_Data:_

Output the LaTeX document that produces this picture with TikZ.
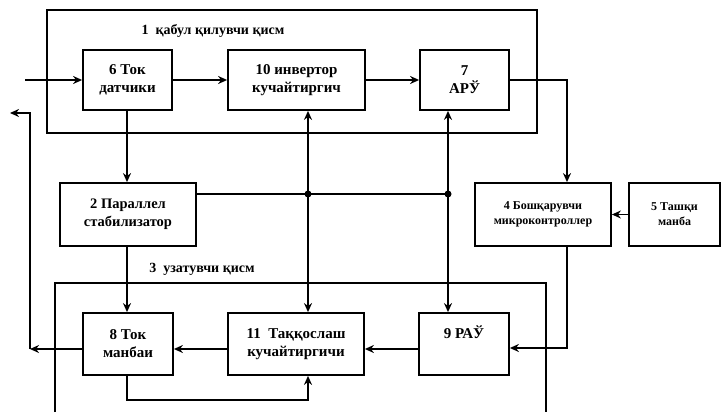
\documentclass[tikz,border=0pt]{standalone}
\usepackage{fontspec}
\setmainfont{Liberation Serif}
\usetikzlibrary{arrows.meta}
\begin{document}
\begin{tikzpicture}[x=1pt,y=-1pt,
  box/.style={draw,line width=1.8pt,inner sep=0pt,align=center,font=\bfseries\fontsize{15}{18}\selectfont},
  ln/.style={line width=1.8pt},
  arr/.style={line width=1.8pt,-{Stealth[length=9pt,width=8pt]}},
  jdot/.style={circle,fill,inner sep=0pt,minimum size=7pt},
  lbl/.style={font=\bfseries\fontsize{14}{16}\selectfont},
  small/.style={font=\bfseries\fontsize{12}{15}\selectfont}]
\useasboundingbox (0,0) rectangle (722,412);
% outer groups
\draw[ln] (47,10) rectangle (537,133);
\node[lbl] (g1) at (213,31) {1\enspace қабул қилувчи қисм};
\draw[ln] (55,412) -- (55,283) -- (546,283) -- (546,412);
\node[lbl] (g3) at (202,269) {3\enspace узатувчи қисм};
% boxes
\node[box,minimum width=89pt,minimum height=60pt] (b6) at (127.5,80) {6 Ток\\датчики};
\node[box,minimum width=137pt,minimum height=60pt] (b10) at (296.5,80) {10 инвертор\\кучайтиргич};
\node[box,minimum width=89pt,minimum height=60pt] (b7) at (464.5,80) {7\\АРЎ};
\node[box,font=\bfseries\fontsize{14.5}{18}\selectfont,minimum width=136pt,minimum height=63pt] (b2) at (128,214.5) {2 Параллел\\стабилизатор};
\node[box,small,minimum width=136pt,minimum height=63pt] (b4) at (543,214.5) {4 Бошқарувчи\\микроконтроллер};
\node[box,small,minimum width=91pt,minimum height=63pt] (b5) at (674.5,214.5) {5 Ташқи\\манба};
\node[box,minimum width=90pt,minimum height=62pt] (b8) at (128,344) {8 Ток\\манбаи};
\node[box,minimum width=136pt,minimum height=62pt] (b11) at (296,344) {11\enspace Таққослаш\\кучайтиргичи};
\node[box,minimum width=90pt,minimum height=62pt] (b9) at (464,344) {};
\node[font=\bfseries\fontsize{15}{18}\selectfont] (t9) at (464,332) {9 РАЎ};
% coordinates
\coordinate (in) at (25,80);
\coordinate (c7) at (567,80);
\coordinate (j1) at (308,194);
\coordinate (j2) at (448,194);
\coordinate (c4) at (567,348);
\coordinate (c8) at (30,349);
\coordinate (c8b) at (30,113);
\coordinate (out) at (10,113);
\coordinate (l1) at (127,400);
\coordinate (l2) at (308,400);
% connectors
\draw[arr] (in) -- (b6.west |- in);
\draw[arr] (b6.east) -- (b10.west);
\draw[arr] (b10.east) -- (b7.west);
\draw[arr] (b7.east) -- (c7) -- (c7 |- b4.north);
\draw[arr] (b5.west) -- (b4.east);
\draw[arr] (b6.south -| l1) -- (b2.north -| l1);
\draw[arr] (b2.south -| l1) -- (b8.north -| l1);
\draw[ln] (b2.east |- j1) -- (j2);
\draw[arr] (j1) -- (b10.south -| j1);
\draw[arr] (j1) -- (b11.north -| j1);
\draw[arr] (j2) -- (b7.south -| j2);
\draw[arr] (j2) -- (b9.north -| j2);
\node[jdot] (d1) at (j1) {};
\node[jdot] (d2) at (j2) {};
\draw[arr] (b4.south -| c4) -- (c4) -- (b9.east |- c4);
\draw[arr] (b9.west |- c8) -- (b11.east |- c8);
\draw[arr] (b11.west |- c8) -- (b8.east |- c8);
\draw[arr] (b8.west |- c8) -- (c8);
\draw[arr] (c8) -- (c8b) -- (out);
\draw[arr] (b8.south -| l1) -- (l1) -- (l2) -- (b11.south -| l2);
\end{tikzpicture}
\end{document}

_Description of the task:_ From start to finish, output the listing exactly, but omit its pictures.

_Correct output:_
Output the LaTeX document that produces this picture with TikZ.
\documentclass[tikz,border=0pt]{standalone}
\usepackage{fontspec}
\setmainfont{Liberation Serif}
\usetikzlibrary{arrows.meta}
\begin{document}
\begin{tikzpicture}[x=1pt,y=-1pt,
  box/.style={draw,line width=1.8pt,inner sep=0pt,align=center,font=\bfseries\fontsize{15}{18}\selectfont},
  ln/.style={line width=1.8pt},
  arr/.style={line width=1.8pt,-{Stealth[length=9pt,width=8pt]}},
  jdot/.style={circle,fill,inner sep=0pt,minimum size=7pt},
  lbl/.style={font=\bfseries\fontsize{14}{16}\selectfont},
  small/.style={font=\bfseries\fontsize{12}{15}\selectfont}]
\useasboundingbox (0,0) rectangle (722,412);
% outer groups
\draw[ln] (47,10) rectangle (537,133);
\node[lbl] (g1) at (213,31) {1\enspace қабул қилувчи қисм};
\draw[ln] (55,412) -- (55,283) -- (546,283) -- (546,412);
\node[lbl] (g3) at (202,269) {3\enspace узатувчи қисм};
% boxes
\node[box,minimum width=89pt,minimum height=60pt] (b6) at (127.5,80) {6 Ток\\датчики};
\node[box,minimum width=137pt,minimum height=60pt] (b10) at (296.5,80) {10 инвертор\\кучайтиргич};
\node[box,minimum width=89pt,minimum height=60pt] (b7) at (464.5,80) {7\\АРЎ};
\node[box,font=\bfseries\fontsize{14.5}{18}\selectfont,minimum width=136pt,minimum height=63pt] (b2) at (128,214.5) {2 Параллел\\стабилизатор};
\node[box,small,minimum width=136pt,minimum height=63pt] (b4) at (543,214.5) {4 Бошқарувчи\\микроконтроллер};
\node[box,small,minimum width=91pt,minimum height=63pt] (b5) at (674.5,214.5) {5 Ташқи\\манба};
\node[box,minimum width=90pt,minimum height=62pt] (b8) at (128,344) {8 Ток\\манбаи};
\node[box,minimum width=136pt,minimum height=62pt] (b11) at (296,344) {11\enspace Таққослаш\\кучайтиргичи};
\node[box,minimum width=90pt,minimum height=62pt] (b9) at (464,344) {};
\node[font=\bfseries\fontsize{15}{18}\selectfont] (t9) at (464,332) {9 РАЎ};
% coordinates
\coordinate (in) at (25,80);
\coordinate (c7) at (567,80);
\coordinate (j1) at (308,194);
\coordinate (j2) at (448,194);
\coordinate (c4) at (567,348);
\coordinate (c8) at (30,349);
\coordinate (c8b) at (30,113);
\coordinate (out) at (10,113);
\coordinate (l1) at (127,400);
\coordinate (l2) at (308,400);
% connectors
\draw[arr] (in) -- (b6.west |- in);
\draw[arr] (b6.east) -- (b10.west);
\draw[arr] (b10.east) -- (b7.west);
\draw[arr] (b7.east) -- (c7) -- (c7 |- b4.north);
\draw[arr] (b5.west) -- (b4.east);
\draw[arr] (b6.south -| l1) -- (b2.north -| l1);
\draw[arr] (b2.south -| l1) -- (b8.north -| l1);
\draw[ln] (b2.east |- j1) -- (j2);
\draw[arr] (j1) -- (b10.south -| j1);
\draw[arr] (j1) -- (b11.north -| j1);
\draw[arr] (j2) -- (b7.south -| j2);
\draw[arr] (j2) -- (b9.north -| j2);
\node[jdot] (d1) at (j1) {};
\node[jdot] (d2) at (j2) {};
\draw[arr] (b4.south -| c4) -- (c4) -- (b9.east |- c4);
\draw[arr] (b9.west |- c8) -- (b11.east |- c8);
\draw[arr] (b11.west |- c8) -- (b8.east |- c8);
\draw[arr] (b8.west |- c8) -- (c8);
\draw[arr] (c8) -- (c8b) -- (out);
\draw[arr] (b8.south -| l1) -- (l1) -- (l2) -- (b11.south -| l2);
\end{tikzpicture}
\end{document}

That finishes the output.